## Start Dataset excerpt
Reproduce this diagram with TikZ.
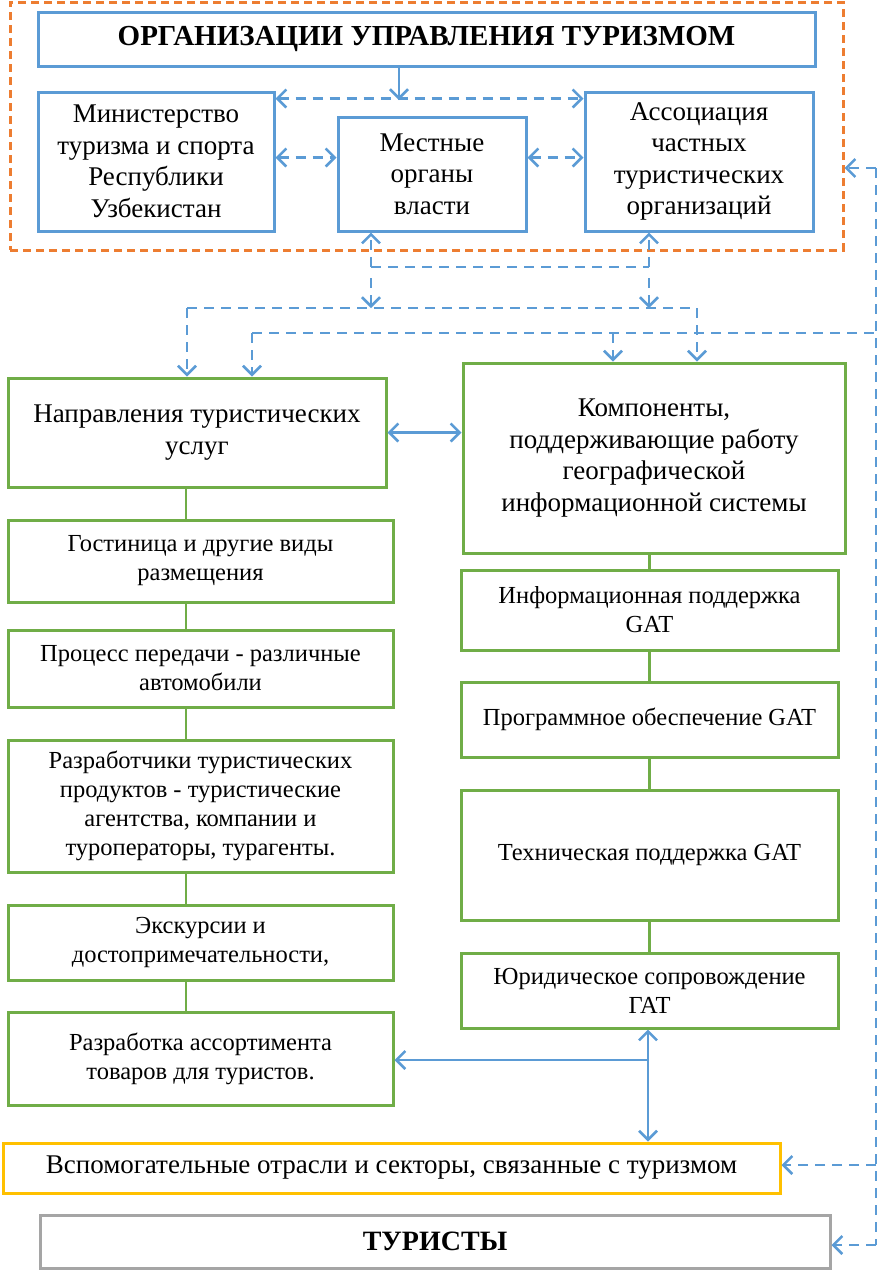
\documentclass[tikz,border=0pt]{standalone}
\usepackage{fontspec}
\setmainfont{Liberation Serif}
\usetikzlibrary{arrows.meta,calc}
\definecolor{FrameClr}{RGB}{237,125,49}
\definecolor{BlueClr}{RGB}{91,155,213}
\definecolor{GreenClr}{RGB}{112,173,71}
\definecolor{YellowClr}{RGB}{255,192,0}
\definecolor{GrayClr}{RGB}{165,165,165}

\begin{document}
\begin{tikzpicture}[x=1pt,y=-1pt,
  box/.style={draw,line width=3pt,align=center,inner sep=2pt},
  bluebox/.style={box,draw=BlueClr,font=\fontsize{27}{31.5}\selectfont},
  greenbox/.style={box,draw=GreenClr,font=\fontsize{24.5}{29}\selectfont},
  bigbox/.style={greenbox,font=\fontsize{27}{31.5}\selectfont},
  link/.style={draw=GreenClr,line width=2.5pt},
  arr/.style={draw=BlueClr,line width=2.5pt,-{Straight Barb[length=9pt,width=18pt,line width=2.5pt]}},
  dbl/.style={arr,{Straight Barb[length=9pt,width=18pt,line width=2.5pt]}-{Straight Barb[length=9pt,width=18pt,line width=2.5pt]}},
  dsh/.style={draw=BlueClr,line width=2.5pt,dash pattern=on 10pt off 7pt}]
\useasboundingbox (0,0) rectangle (880,1270);

% top block
\node[draw=FrameClr,line width=3pt,dash pattern=on 8pt off 5pt,
  minimum width=833pt,minimum height=248pt] (frame) at (426.5,126) {};
\node[bluebox,minimum width=777pt,minimum height=54pt,
  font=\bfseries\fontsize{29}{31}\selectfont] (org) at (426.5,39)
  {ОРГАНИЗАЦИИ УПРАВЛЕНИЯ ТУРИЗМОМ};
\node[bluebox,minimum width=236pt,minimum height=139pt] (min) at (156,161.5)
  {Министерство\\туризма и спорта\\Республики\\Узбекистан};
\node[bluebox,minimum width=188pt,minimum height=114pt] (loc) at (432,174)
  {Местные\\органы\\власти};
\node[bluebox,minimum width=228pt,minimum height=139pt] (assoc) at (699,161.5)
  {Ассоциация\\частных\\туристических\\организаций};

\coordinate (mid) at (399,100);
\draw[arr] (org.south -| mid) -- (mid);
\draw[dbl,dash pattern=on 10pt off 7pt] ([yshift=-8pt]min.north east) -- ([yshift=-8pt]assoc.north west);
\draw[dbl,dash pattern=on 10pt off 7pt] ([yshift=4pt]min.east) -- ([yshift=4pt]min.east -| loc.west);
\draw[dbl,dash pattern=on 10pt off 7pt] ([yshift=4pt]min.east -| loc.east) -- ([yshift=4pt]min.east -| assoc.west);

% left column
\node[bigbox,minimum width=378pt,minimum height=109pt] (dir) at (197,432.5)
  {Направления туристических\\услуг};
\node[greenbox,minimum width=385pt,minimum height=82pt] (hotel) at (200.5,561)
  {Гостиница и другие виды\\размещения};
\node[greenbox,minimum width=385pt,minimum height=77pt] (trans) at (200.5,668.5)
  {Процесс передачи - различные\\автомобили};
\node[greenbox,minimum width=385pt,minimum height=132pt] (devs) at (200.5,806)
  {Разработчики туристических\\продуктов - туристические\\агентства, компании и\\туроператоры, турагенты.};
\node[greenbox,minimum width=385pt,minimum height=75pt] (exc) at (200.5,942.5)
  {Экскурсии и\\достопримечательности,};
\node[greenbox,minimum width=385pt,minimum height=93pt] (goods) at (200.5,1058.5)
  {Разработка ассортимента\\товаров для туристов.};

% right column
\node[bigbox,minimum width=382pt,minimum height=190pt] (comp) at (654,458)
  {Компоненты,\\поддерживающие работу\\географической\\информационной системы};
\node[greenbox,minimum width=377pt,minimum height=80pt] (info) at (649.5,610)
  {Информационная поддержка\\GAT};
\node[greenbox,minimum width=377pt,minimum height=75pt] (soft) at (649.5,719.5)
  {Программное обеспечение GAT};
\node[greenbox,minimum width=377pt,minimum height=130pt] (tech) at (649.5,855)
  {Техническая поддержка GAT};
\node[greenbox,minimum width=377pt,minimum height=75pt] (law) at (649.5,990.5)
  {Юридическое сопровождение\\ГАТ};

% bottom
\node[box,draw=YellowClr,minimum width=777pt,minimum height=50pt,
  font=\fontsize{27}{31}\selectfont] (aux) at (391.5,1168)
  {Вспомогательные отрасли и секторы, связанные с туризмом};
\node[box,draw=GrayClr,minimum width=790pt,minimum height=53pt,
  font=\bfseries\fontsize{28}{31}\selectfont] (tour) at (435,1241.5) {ТУРИСТЫ};

% green links
\coordinate (lc) at (186,0);
\foreach \a/\b in {dir/hotel,hotel/trans,trans/devs,devs/exc,exc/goods}
  \draw[link] (\a.south -| lc) -- (\b.north -| lc);
\foreach \a/\b in {comp/info,info/soft,soft/tech,tech/law}
  \draw[link] (\a.south -| soft) -- (\b.north -| soft);

\draw[dbl] (dir.east) -- (dir.east -| comp.west);

% dashed links between levels
\coordinate (a1) at (371,267);
\coordinate (a2) at (649,267);
\coordinate (b1) at (371,308);
\coordinate (b2) at (649,308);
\coordinate (c1) at (187,308);
\coordinate (c2) at (697,308);
\coordinate (d1) at (252,333);
\coordinate (d2) at (613,333);
\coordinate (rr) at (876,333);
\coordinate (rtop) at (876,168);
\coordinate (raux) at (876,1165);
\coordinate (rbot) at (876,1245);

\draw[dsh] (a1) -- (a2);
\draw[arr,dash pattern=on 10pt off 7pt] (a1) -- (loc.south -| a1);
\draw[arr,dash pattern=on 10pt off 7pt] (a2) -- (assoc.south -| a2);
\draw[arr,dash pattern=on 10pt off 7pt] ([yshift=-11pt]a1) -- (b1);
\draw[arr,dash pattern=on 10pt off 7pt] ([yshift=-11pt]a2) -- (b2);
\draw[dsh] (c1) -- (c2);
\draw[arr,dash pattern=on 10pt off 7pt] (c1) -- (dir.north -| c1);
\draw[arr,dash pattern=on 10pt off 7pt] (c2) -- (comp.north -| c2);
\draw[dsh] (d1) -- (rr);
\draw[arr,dash pattern=on 10pt off 7pt] (d1) -- (dir.north -| d1);
\draw[arr,dash pattern=on 10pt off 7pt] (d2) -- (comp.north -| d2);

\draw[dsh] (rtop) -- (rbot);
\draw[arr,dash pattern=on 10pt off 7pt] (rtop) -- (frame.east |- rtop);
\draw[arr,dash pattern=on 10pt off 7pt] (raux) -- (aux.east |- raux);
\draw[arr,dash pattern=on 10pt off 7pt] (rbot) -- (tour.east |- rbot);

% goods / law / aux
\coordinate (j) at (648,1060);
\draw[arr] (j) -- (goods.east |- j);
\draw[arr] (j) -- (law.south -| j);
\draw[arr] (j) -- (aux.north -| j);

\end{tikzpicture}
\end{document}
## End Dataset excerpt
Stated exercise: Set down all the data again exactly as above, pictures excluded.

Result of this task:
Reproduce this diagram with TikZ.
\documentclass[tikz,border=0pt]{standalone}
\usepackage{fontspec}
\setmainfont{Liberation Serif}
\usetikzlibrary{arrows.meta,calc}
\definecolor{FrameClr}{RGB}{237,125,49}
\definecolor{BlueClr}{RGB}{91,155,213}
\definecolor{GreenClr}{RGB}{112,173,71}
\definecolor{YellowClr}{RGB}{255,192,0}
\definecolor{GrayClr}{RGB}{165,165,165}

\begin{document}
\begin{tikzpicture}[x=1pt,y=-1pt,
  box/.style={draw,line width=3pt,align=center,inner sep=2pt},
  bluebox/.style={box,draw=BlueClr,font=\fontsize{27}{31.5}\selectfont},
  greenbox/.style={box,draw=GreenClr,font=\fontsize{24.5}{29}\selectfont},
  bigbox/.style={greenbox,font=\fontsize{27}{31.5}\selectfont},
  link/.style={draw=GreenClr,line width=2.5pt},
  arr/.style={draw=BlueClr,line width=2.5pt,-{Straight Barb[length=9pt,width=18pt,line width=2.5pt]}},
  dbl/.style={arr,{Straight Barb[length=9pt,width=18pt,line width=2.5pt]}-{Straight Barb[length=9pt,width=18pt,line width=2.5pt]}},
  dsh/.style={draw=BlueClr,line width=2.5pt,dash pattern=on 10pt off 7pt}]
\useasboundingbox (0,0) rectangle (880,1270);

% top block
\node[draw=FrameClr,line width=3pt,dash pattern=on 8pt off 5pt,
  minimum width=833pt,minimum height=248pt] (frame) at (426.5,126) {};
\node[bluebox,minimum width=777pt,minimum height=54pt,
  font=\bfseries\fontsize{29}{31}\selectfont] (org) at (426.5,39)
  {ОРГАНИЗАЦИИ УПРАВЛЕНИЯ ТУРИЗМОМ};
\node[bluebox,minimum width=236pt,minimum height=139pt] (min) at (156,161.5)
  {Министерство\\туризма и спорта\\Республики\\Узбекистан};
\node[bluebox,minimum width=188pt,minimum height=114pt] (loc) at (432,174)
  {Местные\\органы\\власти};
\node[bluebox,minimum width=228pt,minimum height=139pt] (assoc) at (699,161.5)
  {Ассоциация\\частных\\туристических\\организаций};

\coordinate (mid) at (399,100);
\draw[arr] (org.south -| mid) -- (mid);
\draw[dbl,dash pattern=on 10pt off 7pt] ([yshift=-8pt]min.north east) -- ([yshift=-8pt]assoc.north west);
\draw[dbl,dash pattern=on 10pt off 7pt] ([yshift=4pt]min.east) -- ([yshift=4pt]min.east -| loc.west);
\draw[dbl,dash pattern=on 10pt off 7pt] ([yshift=4pt]min.east -| loc.east) -- ([yshift=4pt]min.east -| assoc.west);

% left column
\node[bigbox,minimum width=378pt,minimum height=109pt] (dir) at (197,432.5)
  {Направления туристических\\услуг};
\node[greenbox,minimum width=385pt,minimum height=82pt] (hotel) at (200.5,561)
  {Гостиница и другие виды\\размещения};
\node[greenbox,minimum width=385pt,minimum height=77pt] (trans) at (200.5,668.5)
  {Процесс передачи - различные\\автомобили};
\node[greenbox,minimum width=385pt,minimum height=132pt] (devs) at (200.5,806)
  {Разработчики туристических\\продуктов - туристические\\агентства, компании и\\туроператоры, турагенты.};
\node[greenbox,minimum width=385pt,minimum height=75pt] (exc) at (200.5,942.5)
  {Экскурсии и\\достопримечательности,};
\node[greenbox,minimum width=385pt,minimum height=93pt] (goods) at (200.5,1058.5)
  {Разработка ассортимента\\товаров для туристов.};

% right column
\node[bigbox,minimum width=382pt,minimum height=190pt] (comp) at (654,458)
  {Компоненты,\\поддерживающие работу\\географической\\информационной системы};
\node[greenbox,minimum width=377pt,minimum height=80pt] (info) at (649.5,610)
  {Информационная поддержка\\GAT};
\node[greenbox,minimum width=377pt,minimum height=75pt] (soft) at (649.5,719.5)
  {Программное обеспечение GAT};
\node[greenbox,minimum width=377pt,minimum height=130pt] (tech) at (649.5,855)
  {Техническая поддержка GAT};
\node[greenbox,minimum width=377pt,minimum height=75pt] (law) at (649.5,990.5)
  {Юридическое сопровождение\\ГАТ};

% bottom
\node[box,draw=YellowClr,minimum width=777pt,minimum height=50pt,
  font=\fontsize{27}{31}\selectfont] (aux) at (391.5,1168)
  {Вспомогательные отрасли и секторы, связанные с туризмом};
\node[box,draw=GrayClr,minimum width=790pt,minimum height=53pt,
  font=\bfseries\fontsize{28}{31}\selectfont] (tour) at (435,1241.5) {ТУРИСТЫ};

% green links
\coordinate (lc) at (186,0);
\foreach \a/\b in {dir/hotel,hotel/trans,trans/devs,devs/exc,exc/goods}
  \draw[link] (\a.south -| lc) -- (\b.north -| lc);
\foreach \a/\b in {comp/info,info/soft,soft/tech,tech/law}
  \draw[link] (\a.south -| soft) -- (\b.north -| soft);

\draw[dbl] (dir.east) -- (dir.east -| comp.west);

% dashed links between levels
\coordinate (a1) at (371,267);
\coordinate (a2) at (649,267);
\coordinate (b1) at (371,308);
\coordinate (b2) at (649,308);
\coordinate (c1) at (187,308);
\coordinate (c2) at (697,308);
\coordinate (d1) at (252,333);
\coordinate (d2) at (613,333);
\coordinate (rr) at (876,333);
\coordinate (rtop) at (876,168);
\coordinate (raux) at (876,1165);
\coordinate (rbot) at (876,1245);

\draw[dsh] (a1) -- (a2);
\draw[arr,dash pattern=on 10pt off 7pt] (a1) -- (loc.south -| a1);
\draw[arr,dash pattern=on 10pt off 7pt] (a2) -- (assoc.south -| a2);
\draw[arr,dash pattern=on 10pt off 7pt] ([yshift=-11pt]a1) -- (b1);
\draw[arr,dash pattern=on 10pt off 7pt] ([yshift=-11pt]a2) -- (b2);
\draw[dsh] (c1) -- (c2);
\draw[arr,dash pattern=on 10pt off 7pt] (c1) -- (dir.north -| c1);
\draw[arr,dash pattern=on 10pt off 7pt] (c2) -- (comp.north -| c2);
\draw[dsh] (d1) -- (rr);
\draw[arr,dash pattern=on 10pt off 7pt] (d1) -- (dir.north -| d1);
\draw[arr,dash pattern=on 10pt off 7pt] (d2) -- (comp.north -| d2);

\draw[dsh] (rtop) -- (rbot);
\draw[arr,dash pattern=on 10pt off 7pt] (rtop) -- (frame.east |- rtop);
\draw[arr,dash pattern=on 10pt off 7pt] (raux) -- (aux.east |- raux);
\draw[arr,dash pattern=on 10pt off 7pt] (rbot) -- (tour.east |- rbot);

% goods / law / aux
\coordinate (j) at (648,1060);
\draw[arr] (j) -- (goods.east |- j);
\draw[arr] (j) -- (law.south -| j);
\draw[arr] (j) -- (aux.north -| j);

\end{tikzpicture}
\end{document}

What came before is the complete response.